The residents said the airstrike happened at dawn on Monday. Iraqi and officials from the US-led coalition battling ISIL were not available to comment.

Activists from inside Mosul published pictures on Tuesday night of the metal bridge, known as the Old Bridge, showing its twisted girders sinking into the water as boats ferried residents from both banks. The bridge, which was built during the reign of King Ghazi in the 1930s, is considered one of the city’s iconic landmarks.

Until recently, Mosul had five bridges spanning the Tigris River, which runs through the centre of the northern city. One was disabled in the weeks before the offensive to retake the city began on October 17, while the other four have since been bombed in airstrikes.

So far, most of the fighting in Mosul has taken place on the Tigris River’s eastern bank. Iraqi forces are expected to use pontoon bridges when they reach the river as they have done in previous military operations in other areas.

Fighting on all fronts – but centred mainly on Mosul's eastern edge – has slowed recently as suicide car bombings, snipers and concern over the safety of civilians hamper the Iraqi troops' advance toward the city centre.

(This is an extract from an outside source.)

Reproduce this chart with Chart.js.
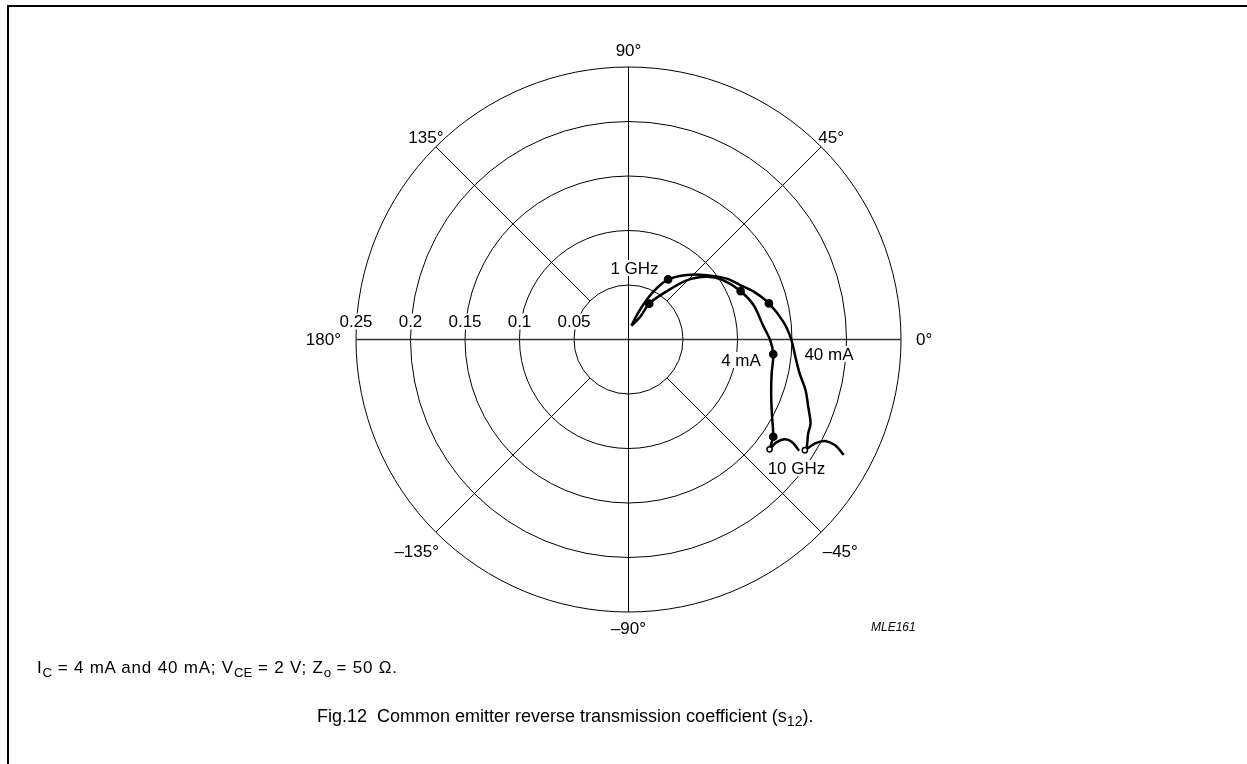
<!DOCTYPE html>
<html>
<head>
<meta charset="utf-8">
<script src="https://cdn.jsdelivr.net/npm/chart.js@4/dist/chart.umd.min.js"></script>
<style>
html, body { margin: 0; padding: 0; background: #fff; }
#wrap { position: relative; width: 1247px; height: 764px; overflow: hidden;
        font-family: "Liberation Sans", Arial, sans-serif; color: #000; }
#frame { position: absolute; left: 7px; top: 5px; width: 1400px; height: 900px;
         border-left: 2px solid #000; border-top: 2px solid #000; }
canvas { position: absolute; left: 0; top: 0; }
.note { position: absolute; left: 37px; top: 659px; font-size: 17px; line-height: 17px;
        letter-spacing: 0.8px; white-space: nowrap; }
.cap { position: absolute; left: 317px; top: 707px; font-size: 18px; line-height: 18px; white-space: nowrap; }
sub { font-size: 0.78em; vertical-align: -0.3em; line-height: 0; letter-spacing: 0; }
</style>
</head>
<body>
<div id="wrap">
  <div id="frame"></div>
  <canvas id="myChart" width="1247" height="764"></canvas>
  <div class="note">I<sub>C</sub> = 4 mA and 40 mA; V<sub>CE</sub> = 2 V; Z<sub>o</sub> = 50 &Omega;.</div>
  <div class="cap">Fig.12&nbsp; Common emitter reverse transmission coefficient (s<sub>12</sub>).</div>
</div>
<script>
// polar grid: magnitude rings and angle spokes
var ringValues = [0.05, 0.1, 0.15, 0.2, 0.25];
var ringLabels = ['0.05', '0.1', '0.15', '0.2', '0.25'];
var angleTicks = [0, 45, 90, 135, 180, -135, -90, -45];
var angleLabels = ['0°', '45°', '90°', '135°', '180°', '–135°', '–90°', '–45°'];

// s12 at Ic = 40 mA (magnitude, angle in degrees), 1 GHz .. 10 GHz
var mag40 = [0.013, 0.029, 0.048, 0.066, 0.080, 0.093, 0.106, 0.114, 0.123, 0.133, 0.143, 0.149,
             0.154, 0.160, 0.169, 0.176, 0.184, 0.186, 0.191, 0.191, 0.196, 0.203, 0.213, 0.224];
var ang40 = [78, 69, 63, 56.6, 47.8, 39.4, 31.8, 26, 20.9, 14.4, 6.5, 0.4,
             -6, -11.2, -16, -20.5, -24.8, -27.6, -31.1, -32.1, -29.1, -27.3, -27.1, -28.2];
var dots40 = [3, 9];
var end40 = 19;

// s12 at Ic = 4 mA
var mag4 = [0.013, 0.023, 0.038, 0.053, 0.076, 0.092, 0.102, 0.112, 0.119, 0.124, 0.130, 0.1335,
            0.135, 0.140, 0.148, 0.160, 0.162, 0.164, 0.165, 0.170, 0.177, 0.187];
var ang4 = [78, 63, 60, 52.9, 45.5, 38.7, 32.4, 23.3, 15.4, 6.1, -0.3, -5.8,
            -13.4, -20.8, -27.3, -33.9, -36, -37.9, -35.1, -32.6, -32.1, -33.1];
var dots4 = [2, 7, 11, 15];
var end4 = 17;

var curveNotes = [
    { text: '1 GHz', x: 0.0055, y: 0.0656 },
    { text: '4 mA', x: 0.1032, y: -0.0188 },
    { text: '40 mA', x: 0.1839, y: -0.0133 },
    { text: '10 GHz', x: 0.1541, y: -0.1179 }
];

function toXY(mag, ang) {
    return mag.map(function (r, i) {
        var a = ang[i] * Math.PI / 180;
        return { x: r * Math.cos(a), y: r * Math.sin(a) };
    });
}

function markRadius(dots, end) {
    return function (c) {
        if (dots.indexOf(c.dataIndex) >= 0) return 3.6;
        if (c.dataIndex === end) return 2.6;
        return 0;
    };
}
function markFill(end) {
    return function (c) { return c.dataIndex === end ? '#fff' : '#000'; };
}

var FONT = '17px "Liberation Sans", Arial, sans-serif';

function labelWithBg(ctx, text, x, y, align) {
    ctx.font = FONT;
    var w = ctx.measureText(text).width;
    var left = align === 'left' ? x : align === 'right' ? x - w : x - w / 2;
    ctx.fillStyle = '#fff';
    ctx.fillRect(left - 2, y - 8, w + 4, 16);
    ctx.fillStyle = '#000';
    ctx.textAlign = 'left';
    ctx.textBaseline = 'middle';
    ctx.fillText(text, left, y + 1);
}

var polarGrid = {
    id: 'polarGrid',
    beforeDatasetsDraw: function (chart) {
        var ctx = chart.ctx, xs = chart.scales.x, ys = chart.scales.y;
        var cx = xs.getPixelForValue(0), cy = ys.getPixelForValue(0);
        var px = function (v) { return xs.getPixelForValue(v) - cx; };
        var R = px(ringValues[ringValues.length - 1]);
        var r0 = px(ringValues[0]);
        ctx.save();
        ctx.strokeStyle = '#000';
        ctx.lineWidth = 1;
        ringValues.forEach(function (v) {
            ctx.beginPath();
            ctx.arc(cx, cy, px(v), 0, Math.PI * 2);
            ctx.stroke();
        });
        angleTicks.forEach(function (a) {
            var t = a * Math.PI / 180;
            var start = (a % 90 === 0) ? 0 : r0;
            ctx.save();
            if (a === 0 || a === 180) { ctx.lineWidth = 1.4; ctx.strokeStyle = '#333'; }
            ctx.beginPath();
            ctx.moveTo(cx + start * Math.cos(t), cy - start * Math.sin(t));
            ctx.lineTo(cx + R * Math.cos(t), cy - R * Math.sin(t));
            ctx.stroke();
            ctx.restore();
        });

        // magnitude labels above the 180° axis
        ringValues.forEach(function (v, i) {
            labelWithBg(ctx, ringLabels[i], cx - px(v), cy - 18, 'center');
        });

        // angle labels round the outer ring
        ctx.font = FONT;
        angleTicks.forEach(function (a, i) {
            var t = a * Math.PI / 180;
            var w = ctx.measureText(angleLabels[i]).width;
            var c = Math.cos(t), s = Math.sin(t);
            var d;
            if (Math.abs(s) < 0.1) d = R + 15 + w / 2;
            else if (Math.abs(c) < 0.1) d = R + 16.5;
            else d = R + (s > 0 ? 14 : 27);
            ctx.fillStyle = '#000';
            ctx.textAlign = 'center';
            ctx.textBaseline = 'middle';
            ctx.fillText(angleLabels[i], cx + d * c, cy - d * s + 1);
        });

        // curve annotations
        curveNotes.forEach(function (n) {
            labelWithBg(ctx, n.text, xs.getPixelForValue(n.x), ys.getPixelForValue(n.y), 'center');
        });

        // figure code
        ctx.font = 'italic 12px "Liberation Sans", Arial, sans-serif';
        ctx.fillStyle = '#000';
        ctx.textAlign = 'center';
        ctx.textBaseline = 'middle';
        ctx.fillText('MLE161', xs.getPixelForValue(0.243), ys.getPixelForValue(-0.264));
        ctx.restore();
    }
};

var ctx = document.getElementById('myChart').getContext('2d');
var chart = new Chart(ctx, {
    type: 'scatter',
    data: {
        datasets: [{
            label: '40 mA',
            data: toXY(mag40, ang40),
            showLine: true,
            borderColor: '#000',
            borderWidth: 2.5,
            tension: 0.3,
            pointRadius: markRadius(dots40, end40),
            pointBackgroundColor: markFill(end40),
            pointBorderColor: '#000',
            pointBorderWidth: 1.5
        }, {
            label: '4 mA',
            data: toXY(mag4, ang4),
            showLine: true,
            borderColor: '#000',
            borderWidth: 2.5,
            tension: 0.3,
            pointRadius: markRadius(dots4, end4),
            pointBackgroundColor: markFill(end4),
            pointBorderColor: '#000',
            pointBorderWidth: 1.5
        }]
    },
    options: {
        responsive: false,
        animation: false,
        layout: { padding: { left: 356, right: 346, top: 67, bottom: 152 } },
        scales: {
            x: { type: 'linear', min: -0.25, max: 0.25, display: false },
            y: { type: 'linear', min: -0.25, max: 0.25, display: false }
        },
        plugins: {
            legend: { display: false },
            tooltip: { enabled: false }
        }
    },
    plugins: [polarGrid]
});
</script>
</body>
</html>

On Tuesday, Iraqi prime minister Haider Al Abadi said ISIL militants had so far launched more than 900 car bombs against Iraqi troops during the Mosul operations, but didn’t give details on how many were driven by suicide bombers or were blown up before reaching their targets.

“God willing, there will be good news in the coming days,” Mr Al Abadi said.

Mosul, about 360 kilometres north-west of Baghdad, is Iraq’s second-largest city and ISIL’s last major bastion in the country. It fell into the hands of ISIL militants during the militants’ June 2014 onslaught that left the group in control of large swathes of northern and western Iraq.